• **EXERCISE PROMPT**
In this exercise, return the whole listing exactly, excluding any images.

■ ■ ■

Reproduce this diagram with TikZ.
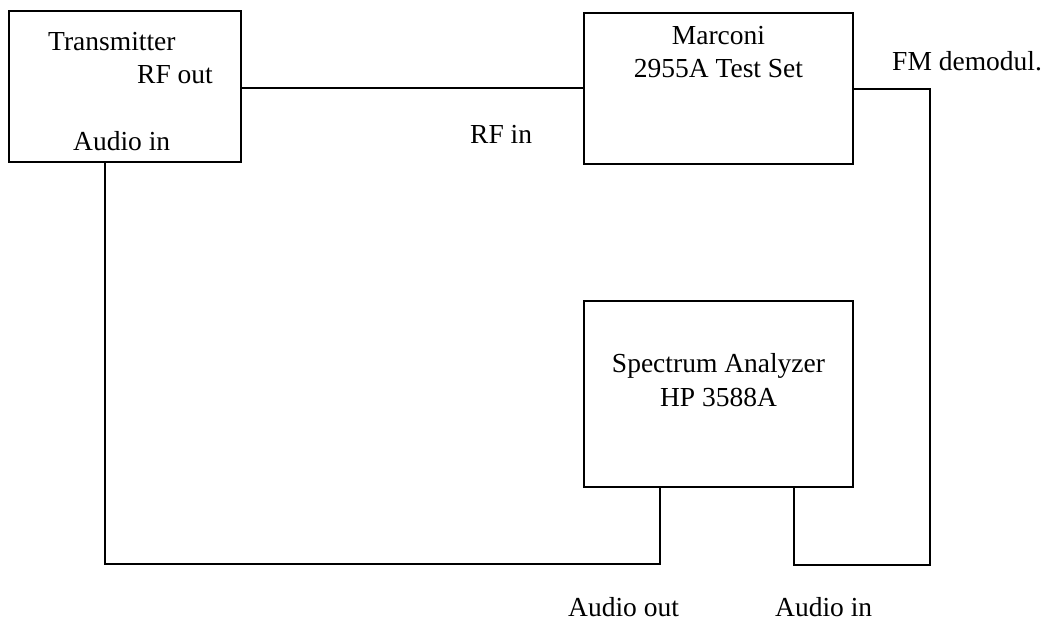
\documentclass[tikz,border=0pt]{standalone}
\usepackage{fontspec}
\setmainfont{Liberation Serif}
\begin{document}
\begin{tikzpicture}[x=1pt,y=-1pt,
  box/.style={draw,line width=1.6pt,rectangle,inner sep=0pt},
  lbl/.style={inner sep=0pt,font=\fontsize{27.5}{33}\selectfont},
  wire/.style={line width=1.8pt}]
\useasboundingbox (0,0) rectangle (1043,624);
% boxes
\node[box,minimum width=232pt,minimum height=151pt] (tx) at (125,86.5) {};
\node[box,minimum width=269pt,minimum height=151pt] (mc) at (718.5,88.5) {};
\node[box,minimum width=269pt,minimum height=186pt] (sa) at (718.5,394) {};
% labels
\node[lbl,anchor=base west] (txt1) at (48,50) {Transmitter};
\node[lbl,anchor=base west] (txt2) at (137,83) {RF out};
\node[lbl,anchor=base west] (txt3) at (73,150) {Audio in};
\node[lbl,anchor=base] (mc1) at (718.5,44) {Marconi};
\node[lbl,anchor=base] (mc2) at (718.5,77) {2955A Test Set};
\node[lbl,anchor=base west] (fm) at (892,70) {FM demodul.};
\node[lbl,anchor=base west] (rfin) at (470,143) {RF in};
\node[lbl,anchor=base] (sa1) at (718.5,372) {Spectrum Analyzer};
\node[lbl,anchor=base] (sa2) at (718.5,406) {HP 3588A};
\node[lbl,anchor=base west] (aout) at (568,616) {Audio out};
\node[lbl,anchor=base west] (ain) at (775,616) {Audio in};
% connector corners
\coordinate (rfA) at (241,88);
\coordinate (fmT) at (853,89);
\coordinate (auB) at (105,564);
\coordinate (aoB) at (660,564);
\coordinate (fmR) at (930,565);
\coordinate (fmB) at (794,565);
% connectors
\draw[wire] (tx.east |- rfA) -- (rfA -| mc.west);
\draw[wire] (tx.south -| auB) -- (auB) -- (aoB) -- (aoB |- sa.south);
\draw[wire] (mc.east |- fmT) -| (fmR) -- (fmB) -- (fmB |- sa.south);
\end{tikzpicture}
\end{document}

■ ■ ■

• **WRITTEN SOLUTION**
Reproduce this diagram with TikZ.
\documentclass[tikz,border=0pt]{standalone}
\usepackage{fontspec}
\setmainfont{Liberation Serif}
\begin{document}
\begin{tikzpicture}[x=1pt,y=-1pt,
  box/.style={draw,line width=1.6pt,rectangle,inner sep=0pt},
  lbl/.style={inner sep=0pt,font=\fontsize{27.5}{33}\selectfont},
  wire/.style={line width=1.8pt}]
\useasboundingbox (0,0) rectangle (1043,624);
% boxes
\node[box,minimum width=232pt,minimum height=151pt] (tx) at (125,86.5) {};
\node[box,minimum width=269pt,minimum height=151pt] (mc) at (718.5,88.5) {};
\node[box,minimum width=269pt,minimum height=186pt] (sa) at (718.5,394) {};
% labels
\node[lbl,anchor=base west] (txt1) at (48,50) {Transmitter};
\node[lbl,anchor=base west] (txt2) at (137,83) {RF out};
\node[lbl,anchor=base west] (txt3) at (73,150) {Audio in};
\node[lbl,anchor=base] (mc1) at (718.5,44) {Marconi};
\node[lbl,anchor=base] (mc2) at (718.5,77) {2955A Test Set};
\node[lbl,anchor=base west] (fm) at (892,70) {FM demodul.};
\node[lbl,anchor=base west] (rfin) at (470,143) {RF in};
\node[lbl,anchor=base] (sa1) at (718.5,372) {Spectrum Analyzer};
\node[lbl,anchor=base] (sa2) at (718.5,406) {HP 3588A};
\node[lbl,anchor=base west] (aout) at (568,616) {Audio out};
\node[lbl,anchor=base west] (ain) at (775,616) {Audio in};
% connector corners
\coordinate (rfA) at (241,88);
\coordinate (fmT) at (853,89);
\coordinate (auB) at (105,564);
\coordinate (aoB) at (660,564);
\coordinate (fmR) at (930,565);
\coordinate (fmB) at (794,565);
% connectors
\draw[wire] (tx.east |- rfA) -- (rfA -| mc.west);
\draw[wire] (tx.south -| auB) -- (auB) -- (aoB) -- (aoB |- sa.south);
\draw[wire] (mc.east |- fmT) -| (fmR) -- (fmB) -- (fmB |- sa.south);
\end{tikzpicture}
\end{document}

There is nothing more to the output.